Les mécanismes occasionnant ces perturbations sont bien compris d’un point de vue physiopathologique et l’on retrouve trois causes d’altération cérébrale qui vont nécessairement se retrouver chez les patients COVID-19 atteints par un SDRA. L’une de ces causes est la conséquence directe du SDRA, les autres sont les conséquences des traitements du SDRA soit, la ventilation mécanique (VM) et la sédation. Ainsi, d’une part le SDRA est responsable d’une profonde hypoxémie dont les conséquences à court terme peuvent donner lieu à un delirium hypoxique au cours du séjour (Girard et al., 2018) et dont les conséquences cognitives à long terme sont retrouvés à 1 an principalement au niveau des fonctions exécutives et psychomotrices (Hopkins 1999). D’autre part, la VM est associée avec une baisse de la qualité de vie, sachant qu’un tiers de ces patients a des performances neuropsychologiques déficitaires aux tests à 6 mois et cela au niveau des capacités visuo-constructives, de la mémoire visuelle, de la vitesse psychomotrice et de la fluence verbale (Jackson et al., 2003). De plus, une VM prolongée nécessite la mise en place de traitements sédatifs et anesthésiques pouvant être responsable à court terme d’un délirium sédatif et de troubles cognitifs qui se retrouvent à 1 an (Girard et al., 2018). A ce sujet il est important de préconiser l’utilisation de médétomidine (Shah et al., 2017) qui diminue le risque de délirium étant donné que le recours aux benzodiazépines est associé à un risque élevé de délirium. Il est important de ne pas induire la survenue d’un delirium qui représente un important facteur de risque de chronicisation des troubles cognitifs.

 

Un certain nombre de facteurs de risque de déficits cognitifs chroniques

L’existence de troubles cognitifs préexistants constitue un facteur de risque de déficits cognitifs chronique qui prend du sens au vue des populations atteintes par le virus.
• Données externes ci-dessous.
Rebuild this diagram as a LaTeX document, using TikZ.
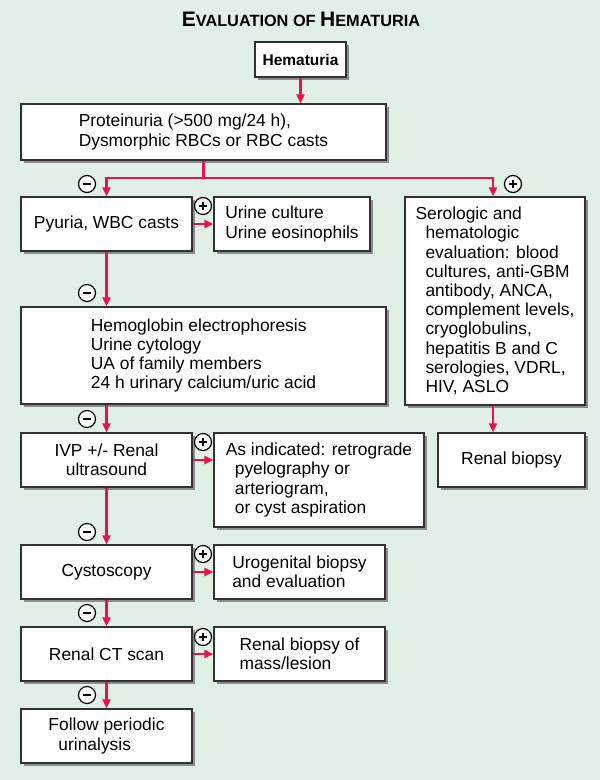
\documentclass[tikz,border=0pt]{standalone}
\usepackage{fontspec}
\setmainfont{Liberation Sans}
\usetikzlibrary{arrows.meta,shadows,calc}
\definecolor{bg}{RGB}{225,240,230}
\definecolor{arr}{RGB}{230,20,75}
\definecolor{edge}{RGB}{50,50,50}
\begin{document}
\begin{tikzpicture}[x=1pt,y=-1pt,
  box/.style={draw=edge,line width=1.3pt,fill=white,inner sep=0pt,align=left,
    font=\fontsize{17.4}{19.2}\selectfont,
    drop shadow={shadow xshift=2.5pt,shadow yshift=-2.5pt,fill=black!45,opacity=1}},
  flow/.style={draw=arr,line width=2.3pt,-{Triangle[length=9pt,width=8pt]}},
  trunk/.style={draw=arr,line width=2.3pt},
  signcirc/.style={circle,draw=black,line width=1.2pt,fill=white,minimum size=17pt,inner sep=0pt},
  minussign/.style={signcirc,path picture={\draw[line width=2.4pt]
     ([xshift=-4.2pt]path picture bounding box.center) -- ([xshift=4.2pt]path picture bounding box.center);}},
  plussign/.style={signcirc,path picture={\draw[line width=2.4pt]
     ([xshift=-4.2pt]path picture bounding box.center) -- ([xshift=4.2pt]path picture bounding box.center)
     ([yshift=-4.2pt]path picture bounding box.center) -- ([yshift=4.2pt]path picture bounding box.center);}}]
\useasboundingbox (0,0) rectangle (600,780);
\fill[bg] (0,0) rectangle (600,780);

\node[font=\bfseries\fontsize{21}{24}\selectfont,anchor=base] (title) at (301,26)
  {E{\fontsize{16.3}{18}\selectfont VALUATION OF }H{\fontsize{16.3}{18}\selectfont EMATURIA}};

\node[box,minimum width=91pt,minimum height=35pt,font=\bfseries\fontsize{15.5}{18}\selectfont] (hem) at (300.5,59.5) {Hematuria};
\node[box,minimum width=365pt,minimum height=56pt] (prot) at (203.5,132)
  {Proteinuria (>500 mg/24 h),\\Dysmorphic RBCs or RBC casts};
\node[box,minimum width=171pt,minimum height=54pt] (pyu) at (106.5,224) {Pyuria, WBC casts};
\node[box,minimum width=156pt,minimum height=54pt] (uc) at (292,224) {Urine culture\\Urine eosinophils};
\node[box,minimum width=180pt,minimum height=208pt] (sero) at (495,301)
  {Serologic and\\\hspace*{10pt}hematologic\\\hspace*{10pt}evaluation: blood\\\hspace*{10pt}cultures, anti-GBM\\\hspace*{10pt}antibody, ANCA,\\\hspace*{10pt}complement levels,\\\hspace*{10pt}cryoglobulins,\\\hspace*{10pt}hepatitis B and C\\\hspace*{10pt}serologies, VDRL,\\\hspace*{10pt}HIV, ASLO};
\node[box,minimum width=365pt,minimum height=97pt] (hgb) at (203.5,355.5)
  {Hemoglobin electrophoresis\\Urine cytology\\UA of family members\\24 h urinary calcium/uric acid};
\node[box,minimum width=171pt,minimum height=54pt,align=center] (ivp) at (106.5,460) {IVP +/- Renal\\ultrasound};
\node[box,minimum width=210pt,minimum height=94pt] (asind) at (319,480)
  {As indicated: retrograde\\\hspace*{9pt}pyelography or\\\hspace*{9pt}arteriogram,\\\hspace*{9pt}or cyst aspiration};
\node[box,minimum width=147pt,minimum height=54pt] (rb) at (511.5,460) {Renal biopsy};
\node[box,minimum width=171pt,minimum height=54pt] (cys) at (106.5,572) {Cystoscopy};
\node[box,minimum width=171pt,minimum height=54pt] (uro) at (299.5,572) {Urogenital biopsy\\and evaluation};
\node[box,minimum width=171pt,minimum height=54pt] (ct) at (106.5,654) {Renal CT scan};
\node[box,minimum width=171pt,minimum height=54pt] (rbm) at (299.5,654) {Renal biopsy of\\mass/lesion};
\node[box,minimum width=171pt,minimum height=54pt] (fol) at (106.5,736) {Follow periodic\\\hspace*{10pt}urinalysis};

% connectors
\draw[flow] (hem.south) -- (hem.south |- prot.north);
\coordinate (split) at ($(prot.south)+(0,17)$);
\draw[trunk] (prot.south) -- (split);
\draw[flow] (split) -| (pyu.north);
\draw[flow] (split) -| ($(sero.north)+(-2,0)$);
\draw[flow] (pyu.east) -- (uc.west);
\draw[flow] (pyu.south) -- (pyu.south |- hgb.north);
\draw[flow] (ivp.north |- hgb.south) -- (ivp.north);
\draw[flow] (ivp.east) -- (ivp.east -| asind.west);
\draw[flow] (ivp.south) -- (cys.north);
\draw[flow] (cys.east) -- (uro.west);
\draw[flow] (cys.south) -- (ct.north);
\draw[flow] (ct.east) -- (rbm.west);
\draw[flow] (ct.south) -- (fol.north);
\draw[flow] ($(sero.south)+(-2,0)$) -- ($(sero.south |- rb.north)+(-2,0)$);

% signs
\node[minussign] (s1) at (87,184) {};
\node[plussign] (s2) at (513,184) {};
\node[plussign] (s3) at (203,206) {};
\node[minussign] (s4) at (87,293) {};
\node[minussign] (s5) at (87,419) {};
\node[plussign] (s6) at (203,442) {};
\node[minussign] (s7) at (87,532) {};
\node[plussign] (s8) at (203,554) {};
\node[minussign] (s9) at (87,613) {};
\node[plussign] (s10) at (203,637) {};
\node[minussign] (s11) at (87,695) {};
\end{tikzpicture}
\end{document}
Sachant qu’une personne sur trois âgée de plus de 65 ans présente des troubles cognitifs et que les troubles respiratoires sont surreprésentés chez les personnes de plus de 60 ans, il existe un risque important de voir une plainte persister chez ces patients.

La survenue d’un delirium au cours de l’hospitalisation constitue aussi un prédicteur du déclin cognitif à long terme et plus sa durée est longue plus les symptômes cognitifs sont sévères à 1 an.

Il existe donc un besoin d’évaluer de façon stricte la présence d’un antécédent cognitif qui est très souvent sous-évalué par les staffs de réanimation avec un questionnaire comme l’IQ CODE et de posséder un outil permettant de différencier la confusion d’une autre atteinte (ex. CAR-ICU)

 

Vers un besoin accru de prise en charge rééducative.

Afin de réduire l’impact de ces difficultés cognitives  sur le bien-être des individus rescapés du COVID-19, pour réduire l’impact sociétal de ces milliers d’individus qui une fois sortis de réanimation risquent de ne pas pouvoir reprendre leur vie sociale et professionnelle antérieure et de multiplier des consultations non-adaptés, occasionnant un surcoût pour notre système de soin et notre société, il est nécessaire comme a pu le faire notre système de santé lorsqu’il a dû s’adapter à la réalité du COVID-19 en mutualisant ses moyens là où il fallait sauver des vies, qu’aujourd’hui nous poursuivons le combat, afin que ces vies sauvées puissent retrouver une qualité de vie satisfaisante.